Eni is investing US$70 million for an expected 11.5% stake in Nouveau Monde Graphite and a board seat, as part of a US$297 million capital raise supporting construction of the Matawinie graphite mine in Quebec. The financing package also includes US$82 million from Canada Growth Fund, US$61 million from the Quebec government, and an additional US$84 million bought deal, alongside US$335 million of existing debt commitment. The deal strengthens the project's financing visibility and supports Canada’s critical minerals push, with final investment decision expected in May and production targeted for 2028.

Analysis

This is less a single-company financing story than a de-risking event for the entire Western graphite supply chain. By pulling in a strategic industrial shareholder with a likely offtake path, the project moves from “resource optionality” toward “bankable supply,” which should compress financing risk premia for peers with credible downstream integration. The second-order winner is not just NMG, but Canadian battery-materials infrastructure around Quebec, where power, permitting, and government capital are starting to cluster into a de facto industrial policy stack.

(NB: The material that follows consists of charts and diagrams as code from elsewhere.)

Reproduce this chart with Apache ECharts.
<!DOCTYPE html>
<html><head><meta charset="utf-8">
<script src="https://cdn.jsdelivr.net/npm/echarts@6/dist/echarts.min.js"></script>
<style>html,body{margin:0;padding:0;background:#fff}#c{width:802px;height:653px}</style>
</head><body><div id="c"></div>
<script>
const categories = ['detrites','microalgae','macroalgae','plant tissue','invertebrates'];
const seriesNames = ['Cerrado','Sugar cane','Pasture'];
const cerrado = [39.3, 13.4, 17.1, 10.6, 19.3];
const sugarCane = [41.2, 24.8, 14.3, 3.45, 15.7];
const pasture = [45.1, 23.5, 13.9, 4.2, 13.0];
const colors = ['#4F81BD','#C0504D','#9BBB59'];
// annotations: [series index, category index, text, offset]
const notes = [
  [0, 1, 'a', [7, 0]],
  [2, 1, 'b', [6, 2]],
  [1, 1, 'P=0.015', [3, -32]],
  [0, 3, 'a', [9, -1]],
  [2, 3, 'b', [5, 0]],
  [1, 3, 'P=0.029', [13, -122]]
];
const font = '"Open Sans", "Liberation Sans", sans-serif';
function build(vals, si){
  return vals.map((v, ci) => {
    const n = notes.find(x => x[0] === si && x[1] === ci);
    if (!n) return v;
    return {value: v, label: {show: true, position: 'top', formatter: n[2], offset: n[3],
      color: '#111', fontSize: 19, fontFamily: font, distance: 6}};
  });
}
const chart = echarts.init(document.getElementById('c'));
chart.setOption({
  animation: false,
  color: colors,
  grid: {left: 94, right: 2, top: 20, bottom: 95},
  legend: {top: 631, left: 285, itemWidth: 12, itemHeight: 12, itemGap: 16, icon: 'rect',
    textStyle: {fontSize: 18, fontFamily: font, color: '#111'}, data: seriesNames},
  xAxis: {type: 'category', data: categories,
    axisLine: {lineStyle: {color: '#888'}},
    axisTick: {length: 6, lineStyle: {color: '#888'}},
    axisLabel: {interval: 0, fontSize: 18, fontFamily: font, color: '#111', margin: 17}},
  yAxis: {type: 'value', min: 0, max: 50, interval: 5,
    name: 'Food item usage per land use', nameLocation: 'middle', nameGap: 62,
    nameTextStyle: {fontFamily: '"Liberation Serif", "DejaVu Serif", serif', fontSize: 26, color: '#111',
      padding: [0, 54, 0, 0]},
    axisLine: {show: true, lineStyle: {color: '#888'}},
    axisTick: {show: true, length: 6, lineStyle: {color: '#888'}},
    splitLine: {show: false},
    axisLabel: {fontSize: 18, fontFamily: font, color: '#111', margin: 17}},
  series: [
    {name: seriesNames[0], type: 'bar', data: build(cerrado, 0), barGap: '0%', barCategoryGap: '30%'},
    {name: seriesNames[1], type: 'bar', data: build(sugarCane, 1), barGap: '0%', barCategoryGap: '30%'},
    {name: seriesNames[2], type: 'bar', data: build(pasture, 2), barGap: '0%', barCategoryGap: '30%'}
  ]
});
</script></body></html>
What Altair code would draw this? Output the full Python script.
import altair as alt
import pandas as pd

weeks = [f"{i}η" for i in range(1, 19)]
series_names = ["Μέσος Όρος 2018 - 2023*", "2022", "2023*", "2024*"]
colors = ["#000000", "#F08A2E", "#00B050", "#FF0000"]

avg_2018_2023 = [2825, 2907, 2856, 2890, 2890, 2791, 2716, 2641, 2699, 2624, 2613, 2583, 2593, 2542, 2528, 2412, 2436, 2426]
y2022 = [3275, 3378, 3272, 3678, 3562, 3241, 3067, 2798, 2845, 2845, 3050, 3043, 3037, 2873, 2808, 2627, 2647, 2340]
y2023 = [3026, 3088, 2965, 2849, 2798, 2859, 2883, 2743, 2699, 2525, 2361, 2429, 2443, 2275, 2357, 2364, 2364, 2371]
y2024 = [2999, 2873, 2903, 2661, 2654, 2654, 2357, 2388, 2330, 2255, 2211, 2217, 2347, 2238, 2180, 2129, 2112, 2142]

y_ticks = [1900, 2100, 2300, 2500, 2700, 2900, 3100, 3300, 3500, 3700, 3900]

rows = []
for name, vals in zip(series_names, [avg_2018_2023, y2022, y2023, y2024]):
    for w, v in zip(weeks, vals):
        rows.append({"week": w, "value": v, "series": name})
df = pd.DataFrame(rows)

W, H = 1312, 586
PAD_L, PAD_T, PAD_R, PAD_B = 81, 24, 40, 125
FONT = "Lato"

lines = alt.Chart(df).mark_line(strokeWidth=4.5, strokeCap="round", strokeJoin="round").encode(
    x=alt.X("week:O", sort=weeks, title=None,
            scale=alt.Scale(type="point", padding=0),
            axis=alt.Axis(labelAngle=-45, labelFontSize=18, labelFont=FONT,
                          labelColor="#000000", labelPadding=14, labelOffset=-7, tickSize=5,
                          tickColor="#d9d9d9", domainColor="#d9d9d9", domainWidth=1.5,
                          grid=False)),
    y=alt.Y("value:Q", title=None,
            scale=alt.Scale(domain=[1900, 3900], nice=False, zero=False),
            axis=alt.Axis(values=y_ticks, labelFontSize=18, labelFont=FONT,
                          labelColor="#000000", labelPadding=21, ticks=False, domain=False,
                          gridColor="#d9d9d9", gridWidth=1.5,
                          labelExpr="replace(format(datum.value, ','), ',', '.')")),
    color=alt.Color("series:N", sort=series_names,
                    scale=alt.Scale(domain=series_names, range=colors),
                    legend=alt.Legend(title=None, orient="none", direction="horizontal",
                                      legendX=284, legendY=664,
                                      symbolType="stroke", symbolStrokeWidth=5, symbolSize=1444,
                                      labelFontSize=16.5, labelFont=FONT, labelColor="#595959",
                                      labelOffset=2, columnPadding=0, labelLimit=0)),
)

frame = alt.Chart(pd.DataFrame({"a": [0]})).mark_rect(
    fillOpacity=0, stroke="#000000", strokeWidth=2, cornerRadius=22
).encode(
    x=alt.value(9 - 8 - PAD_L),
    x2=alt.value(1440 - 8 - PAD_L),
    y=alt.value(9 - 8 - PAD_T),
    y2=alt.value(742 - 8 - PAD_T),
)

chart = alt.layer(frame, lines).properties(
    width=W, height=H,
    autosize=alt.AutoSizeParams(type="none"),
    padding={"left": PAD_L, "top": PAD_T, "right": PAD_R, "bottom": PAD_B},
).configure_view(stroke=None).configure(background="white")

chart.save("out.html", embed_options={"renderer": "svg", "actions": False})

The most important signal is that capital is arriving before first shovel in a segment where financing usually fails at the conversion step between feasibility and construction. That implies the market is beginning to price geopolitical scarcity rather than near-term commodity pricing, which matters because graphite economics are driven more by supply-chain security and qualification cycles than spot prices. If the project reaches FID on schedule, the valuation uplift should be front-loaded over the next 1-2 quarters, while actual operating cash flow is still years away. The main risk is execution slippage: permitting, EPC cost inflation, and the possibility that strategic investors use minority stakes to secure optionality without committing to full-volume take-or-pay. A sharper-than-expected decline in battery demand would hurt the downstream plant more than the mine, because spherical graphite qualification and customer adoption have longer lead times than mining construction. The market may be overestimating how quickly this translates into earnings, but underestimating how quickly it can re-rate the asset from speculative to strategic once the board seat and supply talks harden into contract terms.